Some Type 2 Diabetes Drugs Associated with Pancreatitis, Pancreatic Cancer

type-2-diabetes-associated-pancreatic-cancerSome Type 2 diabetes drugs are being associated with potential increased risks for pancreatitis and pancreatic cancer. The drugs, known as incretin mimetic drugs include drugs such as  Byetta and Bydureon (exenatide); Victoza (liraglutide); Januvia, Janumet, Janumet XR, and Juvisync (sitagliptin); Onglyza and Kombiglyze XR (saxagliptin); Nesina, Kazano, and Oseni (alogliptin); and Tradjenta and Jentadueto (linagliptin).

In a just-released U.S. Food and Drug Administration (FDA) Drug Safety Communication, the agency said it is investigating reports of potential increased risks of pancreatitis and pre-pancreatic cancer findings associated with these medications. The research includes some unpublished new findings, which suggests an increased risk of pancreatitis, or inflammation of the pancreas, and pre-cancerous cellular changes—pancreatic duct metaplasia—in Type 2 diabetic patients treated with incretin mimetics.

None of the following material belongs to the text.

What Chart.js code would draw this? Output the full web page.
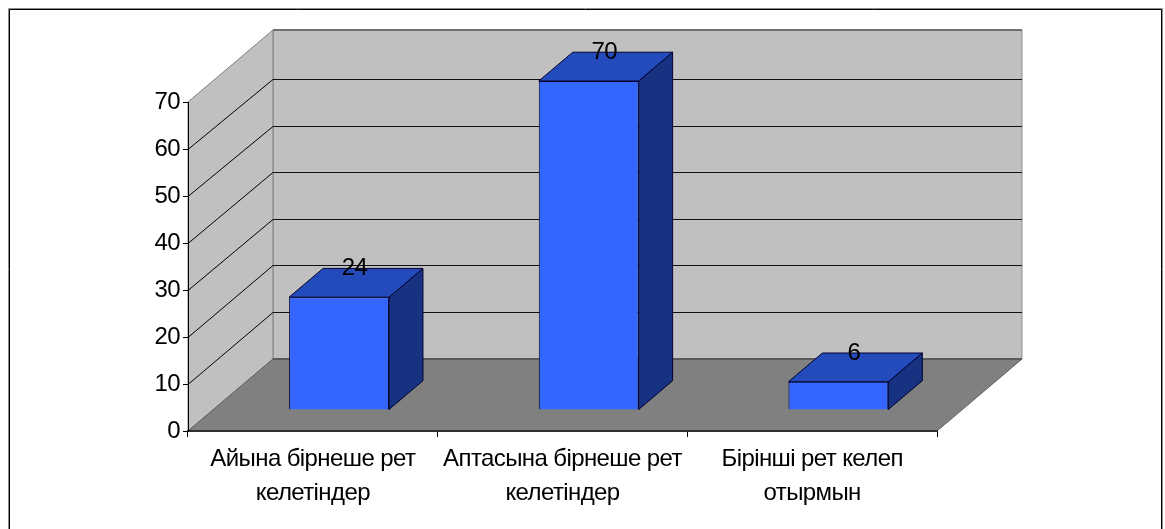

Prior research also revealed that Januvia and Byetta have been associated with reports of increased risks for pancreatic and thyroid cancers. A new study also found that the drugs may double patients’ risks for developing pancreatitis, the first time a study put a number to the risk.

Incretin Mimetic Drugs

Incretin mimetic drugs imitate the body’s incretin hormones. These hormones are meant to stimulate insulin release following consumption of meals and are typically used in collaboration with diet and exercise to lower blood sugar in adults diagnosed with Type 2 diabetes. In 2009, the agency required a label update on these drugs warning of the risk of acute pancreatitis, a painful, potentially fatal disorder and a known risk factor for pancreatic cancer.

The drugs increase certain natural substances that lower raised blood sugar levels. Diabetics typically have abnormally low amount insulin levels or their bodies have difficulties utilizing insulin efficiently.

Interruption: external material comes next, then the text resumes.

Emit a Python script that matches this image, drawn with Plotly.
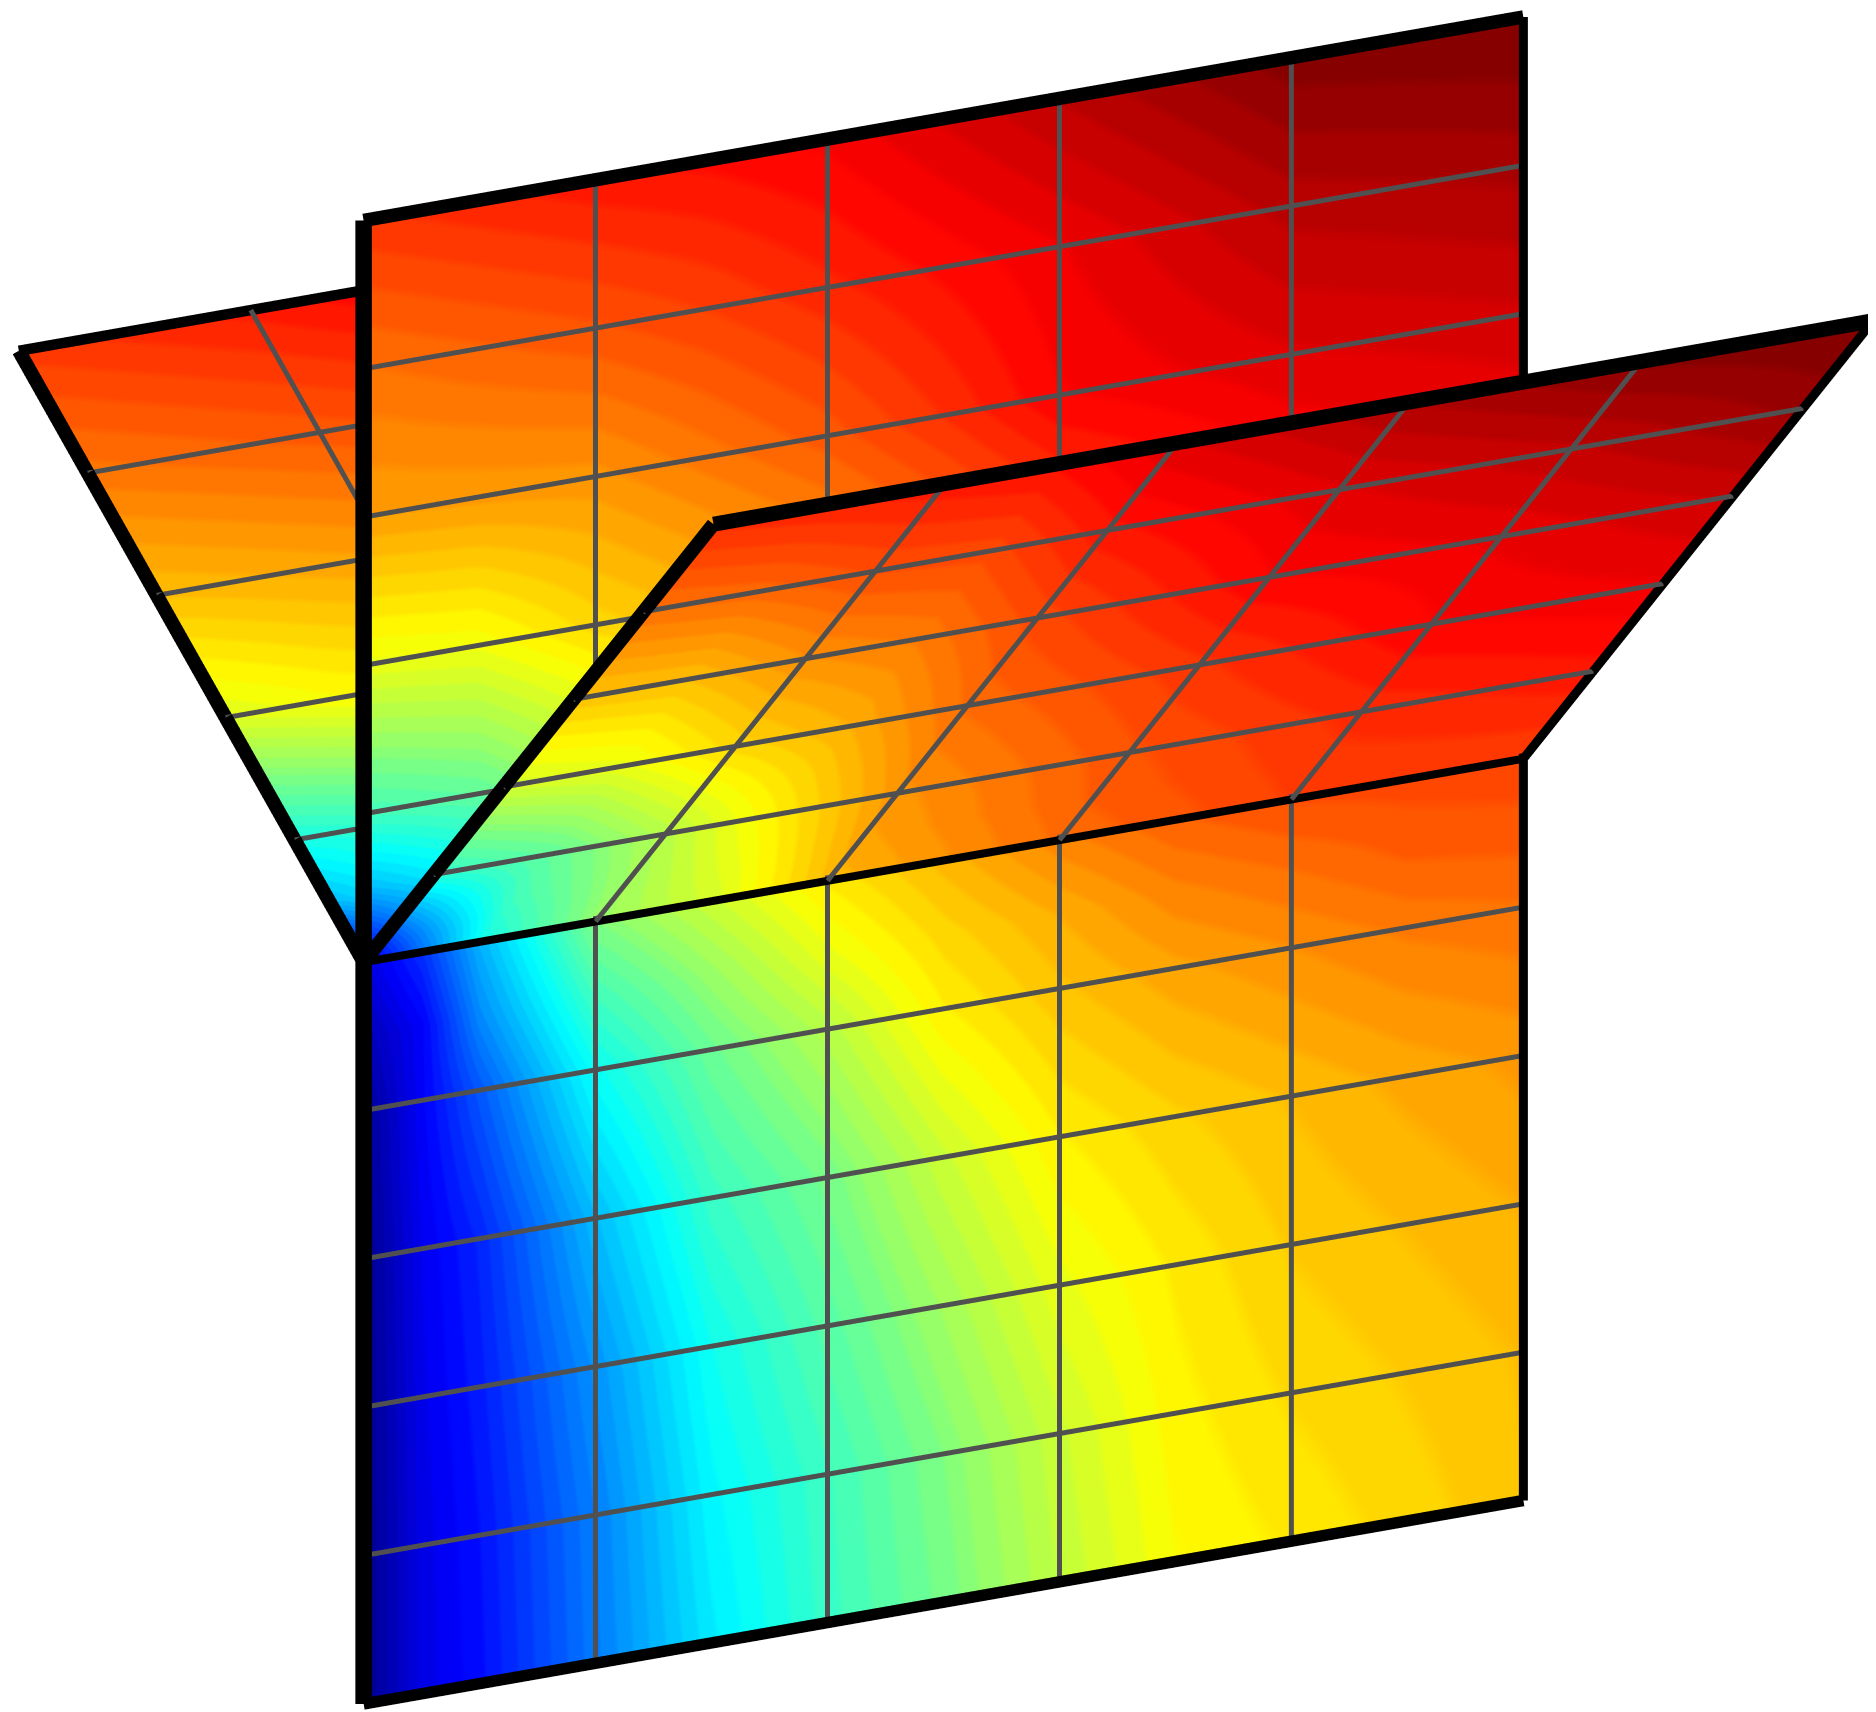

In the United States, about 8.6 percent of the population—25 million people—were diagnosed with diabetes in 2010, based on prior data. That number is expected to rise to more than 34 million by 2020.

Pancreatitis, Pancreatic Cancer

Pancreatitis is an inflammation of the pancreas that is linked to cancer and kidney failure. Chronic pancreatitis is painful, potentially fatal, and a known risk factor for pancreatic cancer.

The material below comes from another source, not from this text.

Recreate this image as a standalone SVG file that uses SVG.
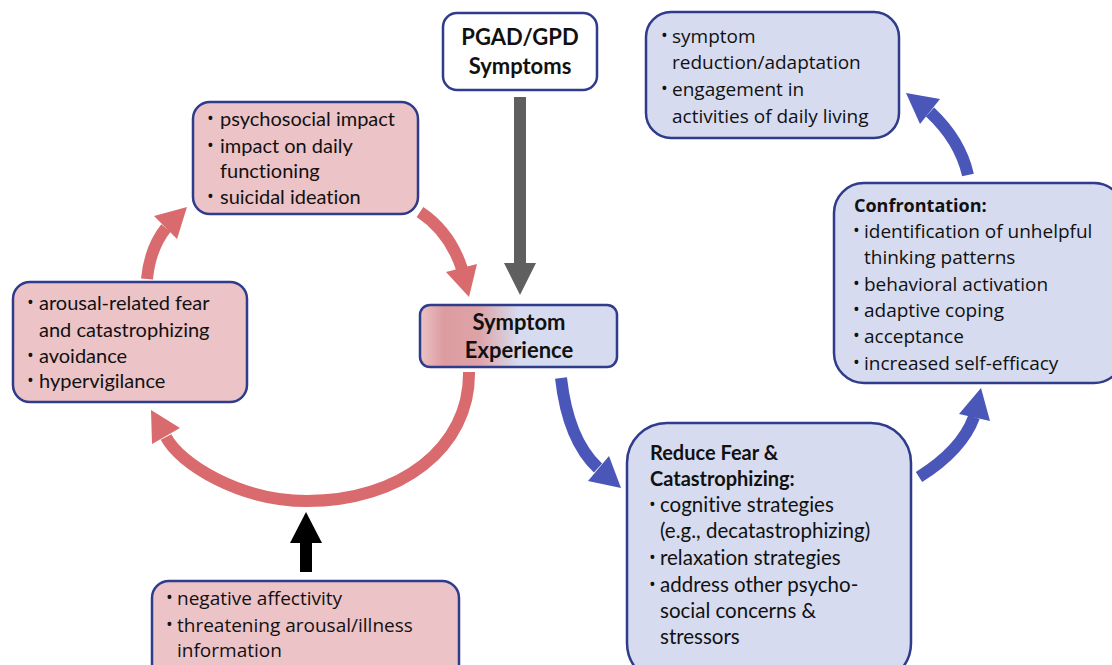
<svg xmlns="http://www.w3.org/2000/svg" width="1112" height="665" viewBox="0 0 1112 665">
  <defs>
    <linearGradient id="symGrad" x1="0" y1="0" x2="1" y2="0">
      <stop offset="0" stop-color="#ecc3c6"/>
      <stop offset="0.12" stop-color="#dc9ca0"/>
      <stop offset="0.3" stop-color="#dea3a7"/>
      <stop offset="0.5" stop-color="#d6dbef"/>
      <stop offset="1" stop-color="#d6dbef"/>
    </linearGradient>
  </defs>
  <style>
    text { font-variant-ligatures: none; }
    .box { stroke: #2f3b8b; stroke-width: 2.5; }
    .pink { fill: #ecc3c6; }
    .lav { fill: #d6dbef; }
    .white { fill: #ffffff; }
    .cal { font-family: Lato, "Open Sans", sans-serif; font-size: 20px; fill: #111; }
    .calr { font-family: Lato, "Open Sans", sans-serif; font-size: 20.5px; fill: #111; }
    .os { font-family: "Open Sans", "Noto Sans", sans-serif; font-size: 19px; fill: #111; }
    .bul { font-family: "Open Sans", "Noto Sans", sans-serif; font-size: 18px; fill: #111; }
    .calb { font-family: Lato, "Open Sans", sans-serif; font-weight: bold; font-size: 20px; fill: #111; }
    .osb { font-family: "Open Sans", "Noto Sans", sans-serif; font-weight: bold; font-size: 18px; fill: #111; }
    .title { font-family: Lato, "Open Sans", sans-serif; font-weight: bold; font-size: 22px; fill: #111; text-anchor: middle; }
    .pinkShaft { fill: none; stroke: #d96b6e; stroke-width: 12; }
    .blueShaft { fill: none; stroke: #4a57b9; stroke-width: 12; }
    .pinkHead { fill: #d96b6e; }
    .blueHead { fill: #4a57b9; }
  </style>

  <g id="connectors">
    <!-- gray: PGAD -> Symptom Experience -->
    <rect x="514" y="97" width="12" height="168" fill="#5f5f5f"/>
    <polygon points="504,263 536,263 520,295" fill="#5f5f5f"/>
    <!-- pink: psychosocial -> Symptom Experience -->
    <path class="pinkShaft" d="M 420 212 Q 450 232 462 269"/>
    <polygon class="pinkHead" points="446,272 477,264 469,297"/>
    <!-- pink: arousal fear -> psychosocial -->
    <path class="pinkShaft" d="M 147 279 Q 150 248 166 228"/>
    <polygon class="pinkHead" points="154,216 177,239 187,207"/>
    <!-- pink: Symptom Experience -> arousal fear (big arc) -->
    <path class="pinkShaft" d="M 469 372 C 470 448 400 501 307 501 C 240 501 180 464 166 437"/>
    <polygon class="pinkHead" points="180,428 152,444 151,410"/>
    <!-- black: negative affectivity -> arc -->
    <rect x="300" y="541" width="12" height="31" fill="#000"/>
    <polygon points="290,543 322,543 306,512" fill="#000"/>
    <!-- blue: Symptom Experience -> Reduce Fear -->
    <path class="blueShaft" d="M 561 378 Q 568 440 598 468"/>
    <polygon class="blueHead" points="588,481 609,456 621,488"/>
    <!-- blue: Reduce Fear -> Confrontation -->
    <path class="blueShaft" d="M 919 477 Q 962 450 974 417"/>
    <polygon class="blueHead" points="959,414 990,421 981,388"/>
    <!-- blue: Confrontation -> outcome -->
    <path class="blueShaft" d="M 968 175 Q 960 140 930 112"/>
    <polygon class="blueHead" points="940,99 920,124 906,93"/>
  </g>

  <g id="pgad">
    <rect class="box white" x="443" y="13" width="154" height="77" rx="14"/>
    <text class="title" x="520" y="45">PGAD/GPD</text>
    <text class="title" x="520" y="74">Symptoms</text>
  </g>

  <g id="impact">
    <rect class="box pink" x="193" y="102" width="225" height="112" rx="17"/>
    <text class="bul" x="207" y="125">•</text><text class="cal" x="220" y="126">psychosocial impact</text>
    <text class="bul" x="207" y="152">•</text><text class="cal" x="220" y="153">impact on daily</text>
    <text class="cal" x="220" y="178">functioning</text>
    <text class="bul" x="207" y="203">•</text><text class="cal" x="220" y="204">suicidal ideation</text>
  </g>

  <g id="fear">
    <rect class="box pink" x="13" y="282" width="234" height="120" rx="17"/>
    <text class="bul" x="27" y="309">•</text><text class="cal" x="39" y="310">arousal-related fear</text>
    <text class="cal" x="39" y="337">and catastrophizing</text>
    <text class="bul" x="27" y="362">•</text><text class="cal" x="39" y="363">avoidance</text>
    <text class="bul" x="27" y="387">•</text><text class="cal" x="39" y="388">hypervigilance</text>
  </g>

  <g id="symptom-experience">
    <rect class="box" fill="url(#symGrad)" x="420" y="305" width="197" height="62" rx="10"/>
    <text class="title" x="519" y="330" font-size="21">Symptom</text>
    <text class="title" x="519" y="358" font-size="21">Experience</text>
  </g>

  <g id="negative">
    <rect class="box pink" x="152" y="581" width="307" height="100" rx="17"/>
    <text class="bul" x="166" y="604">•</text><text class="os" x="177" y="605">negative affectivity</text>
    <text class="bul" x="166" y="631">•</text><text class="os" x="177" y="632">threatening arousal/illness</text>
    <text class="os" x="177" y="657">information</text>
  </g>

  <g id="reduce">
    <rect class="box lav" x="627" y="423" width="284" height="260" rx="40"/>
    <text class="calb" x="650" y="460">Reduce Fear &amp;</text>
    <text class="calb" x="650" y="486">Catastrophizing:</text>
    <text class="bul" x="649" y="511">•</text><text class="calr" x="660" y="512">cognitive strategies</text>
    <text class="calr" x="660" y="538">(e.g., decatastrophizing)</text>
    <text class="bul" x="649" y="564">•</text><text class="calr" x="660" y="565">relaxation strategies</text>
    <text class="bul" x="649" y="591">•</text><text class="calr" x="660" y="592">address other psycho-</text>
    <text class="calr" x="660" y="618">social concerns &amp;</text>
    <text class="calr" x="660" y="644">stressors</text>
  </g>

  <g id="confrontation">
    <rect class="box lav" x="834" y="183" width="290" height="200" rx="30"/>
    <text class="osb" x="854" y="212">Confrontation:</text>
    <text class="bul" x="853" y="237">•</text><text class="os" x="864" y="238">identification of unhelpful</text>
    <text class="os" x="864" y="264">thinking patterns</text>
    <text class="bul" x="853" y="290">•</text><text class="os" x="864" y="291">behavioral activation</text>
    <text class="bul" x="853" y="316">•</text><text class="os" x="864" y="317">adaptive coping</text>
    <text class="bul" x="853" y="342">•</text><text class="os" x="864" y="343">acceptance</text>
    <text class="bul" x="853" y="369">•</text><text class="os" x="864" y="370">increased self-efficacy</text>
  </g>

  <g id="outcome">
    <rect class="box lav" x="646" y="12" width="253" height="126" rx="25"/>
    <text class="bul" x="661" y="42">•</text><text class="os" x="672" y="43">symptom</text>
    <text class="os" x="672" y="69">reduction/adaptation</text>
    <text class="bul" x="661" y="95">•</text><text class="os" x="672" y="96">engagement in</text>
    <text class="os" x="672" y="123">activities of daily living</text>
  </g>
</svg>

Other serious side effects have been linked to these Type 2 diabetes drugs including:

  • Low blood sugar
  • Anaphylaxis and other allergic reactions, such as hives, rash, swelling of the face, lips, tongue, and/or throat
  • Diseases of the pancreas such as acute, necrotizing, or heomorrhagic pancreatitis; pancreatic cancer
  • Thyroid cancer
  • Nausea
  • Vomiting
  • Anorexia
  • Persistent, severe abdominal pain, sometimes radiating to the back
  • Death.

Although the FDA said it has not reached any new conclusions about the safety risks associated incretin mimetics, the agency informed the public and the health care community that it intends to secure and evaluate the new research that reveals links between these Type 2 medications and increased risks for pancreatic diseases, including cancer of the pancreas.